Gasoline prices have fallen 32 cents in Utah in the past month, putting the state third among the 10 states reporting the biggest decreases.
With memories of having paid sky-high prices earlier this year, consumers in the state and beyond appear to be getting a break for the holidays, with $3-a-gallon gas or less expected in many parts of the country.
Gas prices in Utah
Tuesday » $3.40
Week ago » $3.49
Month ago » $3.72
Year ago » $3.16
Record high » $4.22 (July 18, 2008)
Tuesday » $3.33
Week ago » $3.38
Month ago » $3.44
Year ago » $3.28
Record high » $4.11 ( July 17, 2008)
The average in Utah Tuesday for a gallon of unleaded was $3.40, nine cents lower than a week ago and well below the $3.72 average 30 days ago, according to travel services company AAA Utah.
Despite the dip, only 15 states were reporting prices higher than Utah Tuesday. Yet all of the Utah cities tracked by AAA reported double-digit decreases since last month’s report. In Logan, prices fell 42 cents. The smallest drop, 25 cents, was reported in Vernal.

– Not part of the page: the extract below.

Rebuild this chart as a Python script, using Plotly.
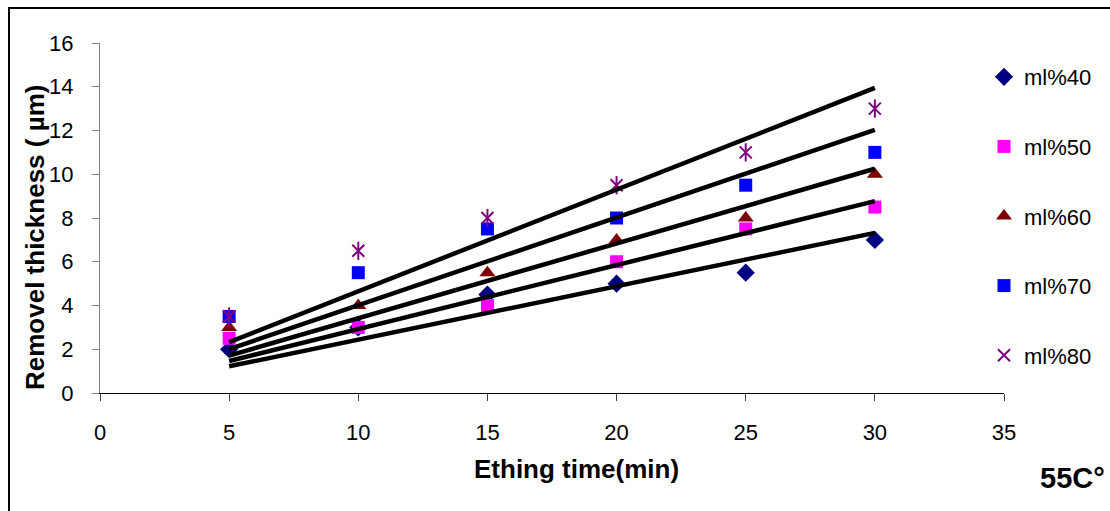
import numpy as np
import plotly.graph_objects as go

# ---- data ----
time_min = [5, 10, 15, 20, 25, 30]
ml40 = [2.0, 3.0, 4.5, 5.0, 5.5, 7.0]
ml50 = [2.5, 3.0, 4.0, 6.0, 7.5, 8.5]
ml60 = [3.0, 4.0, 5.5, 7.0, 8.0, 10.0]
ml70 = [3.5, 5.5, 7.5, 8.0, 9.5, 11.0]
ml80 = [3.5, 6.5, 8.0, 9.5, 11.0, 13.0]
series_names = ["ml%40", "ml%50", "ml%60", "ml%70", "ml%80"]
x_ticks = [0, 5, 10, 15, 20, 25, 30, 35]
y_ticks = [0, 2, 4, 6, 8, 10, 12, 14, 16]

# ---- layout geometry (px) ----
W, H = 1110, 511
ML, MR, MT, MB = 100, 106, 43, 118
PW, PH = W - ML - MR, H - MT - MB


def px_x(p):
    return (p - ML) / PW


def px_y(p):
    return (H - MB - p) / PH


FONT = "Arial, Liberation Sans, sans-serif"

styles = [
    dict(symbol="diamond", color="#000080", size=14),
    dict(symbol="square", color="#FF00FF", size=13),
    dict(symbol="triangle-up", color="#800000", size=14),
    dict(symbol="square", color="#0000FF", size=13),
    dict(symbol="x-thin-open", color="#800080", size=12),
]
data = [ml40, ml50, ml60, ml70, ml80]

fig = go.Figure()

for name, ys, st in zip(series_names, data, styles):
    mk = dict(symbol=st["symbol"], size=st["size"], color=st["color"])
    if st["symbol"].endswith("open"):
        mk["line"] = dict(color=st["color"], width=2)
    else:
        mk["line"] = dict(width=0)
    fig.add_trace(go.Scatter(x=time_min, y=ys, mode="markers", name=name,
                             legendgroup=name, marker=mk))
    if st["symbol"] == "x-thin-open":
        fig.add_trace(go.Scatter(x=time_min, y=ys, mode="markers", name=name,
                                 legendgroup=name, showlegend=False,
                                 marker=dict(symbol="line-ns-open", size=13,
                                             color=st["color"],
                                             line=dict(color=st["color"], width=2))))

# linear trendlines through origin (Excel "set intercept = 0")
xt = np.array(time_min, dtype=float)
for name, ys in zip(series_names, data):
    yv = np.array(ys, dtype=float)
    slope = float(np.sum(xt * yv) / np.sum(xt * xt))
    xs = [xt.min(), xt.max()]
    fig.add_trace(go.Scatter(x=xs, y=[slope * v for v in xs], mode="lines",
                             line=dict(color="black", width=4.5),
                             showlegend=False, hoverinfo="skip"))

fig.update_layout(
    width=W, height=H,
    margin=dict(l=ML, r=MR, t=MT, b=MB, pad=0, autoexpand=False),
    paper_bgcolor="white", plot_bgcolor="white",
    font=dict(family=FONT, color="black", size=22),
    showlegend=True,
    legend=dict(x=984 / W, y=1 - 56 / H, xref="container", yref="container",
                xanchor="left", yanchor="top",
                font=dict(family=FONT, size=22, color="black"),
                tracegroupgap=38, bgcolor="rgba(0,0,0,0)",
                itemwidth=30, maxheight=480),
    xaxis=dict(range=[0, 35], tickvals=x_ticks, ticktext=[str(v) for v in x_ticks],
               showline=True, linecolor="black", linewidth=1,
               ticks="outside", ticklen=7, tickcolor="#404040", tickwidth=1,
               showgrid=False, zeroline=False, ticklabelstandoff=13,
               tickfont=dict(size=22)),
    yaxis=dict(range=[0, 16], tickvals=y_ticks, ticktext=[str(v) for v in y_ticks],
               showline=True, linecolor="#808080", linewidth=1,
               ticks="outside", ticklen=7, tickcolor="#808080", tickwidth=1,
               showgrid=False, zeroline=False, ticklabelstandoff=14,
               tickfont=dict(size=22)),
    annotations=[
        dict(text="<b>Removel thickness ( µm)</b>", x=px_x(35), y=px_y(238),
             xref="paper", yref="paper", xanchor="center", yanchor="middle",
             textangle=-90, showarrow=False, font=dict(size=26)),
        dict(text="<b>Ething time(min)</b>", x=px_x(576), y=px_y(469),
             xref="paper", yref="paper", xanchor="center", yanchor="middle",
             showarrow=False, font=dict(size=26)),
        dict(text="<b>55C°</b>", x=px_x(1072), y=px_y(478),
             xref="paper", yref="paper", xanchor="center", yanchor="middle",
             showarrow=False, font=dict(size=29)),
    ],
    shapes=[
        dict(type="rect", xref="paper", yref="paper",
             x0=px_x(9), x1=px_x(1130), y0=px_y(530), y1=px_y(8),
             line=dict(color="black", width=2), fillcolor="rgba(0,0,0,0)",
             layer="below"),
    ],
)

fig.write_html("out.html", config={"displayModeBar": False},
               post_script="document.body.style.margin='0';document.body.style.overflow='hidden';")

The national average Tuesday was $3.33.
With supplies in the U.S. rising and demand falling, wholesale prices are sinking fast and will soon be reflected at the pump. Prices nationally are expected to drop to about $3.20 a gallon within the next two to three weeks. Consumers in many states could find prices lower than $3 a gallon, said Tom Kloza of the Oil Price Information Service.
"We’ve gone from an industry that was worried about enough gas to one wondering how it will deal with all of this gas," Kloza says. "And we haven’t seen the bottom yet."
In California, Oregon and Washington — where motorists paid up to $5 a gallon as recently as October because of supply disruptions blamed on refinery problems that forced long lines and closures at some outlets — there will be even greater relief.
The highest price Tuesday in the contiguous 48 states was in New York, at $3.80 a gallon. The lowest was in Missouri, at $3.03.
December’s price drop may not have much effect on prices for the year, forecast at a record average $3.63 a gallon, up 12 cents from 2011. Consumers will spend $482 billion filling up their tanks, up 2.3 percent from last year’s $471 billion record, according to AAA.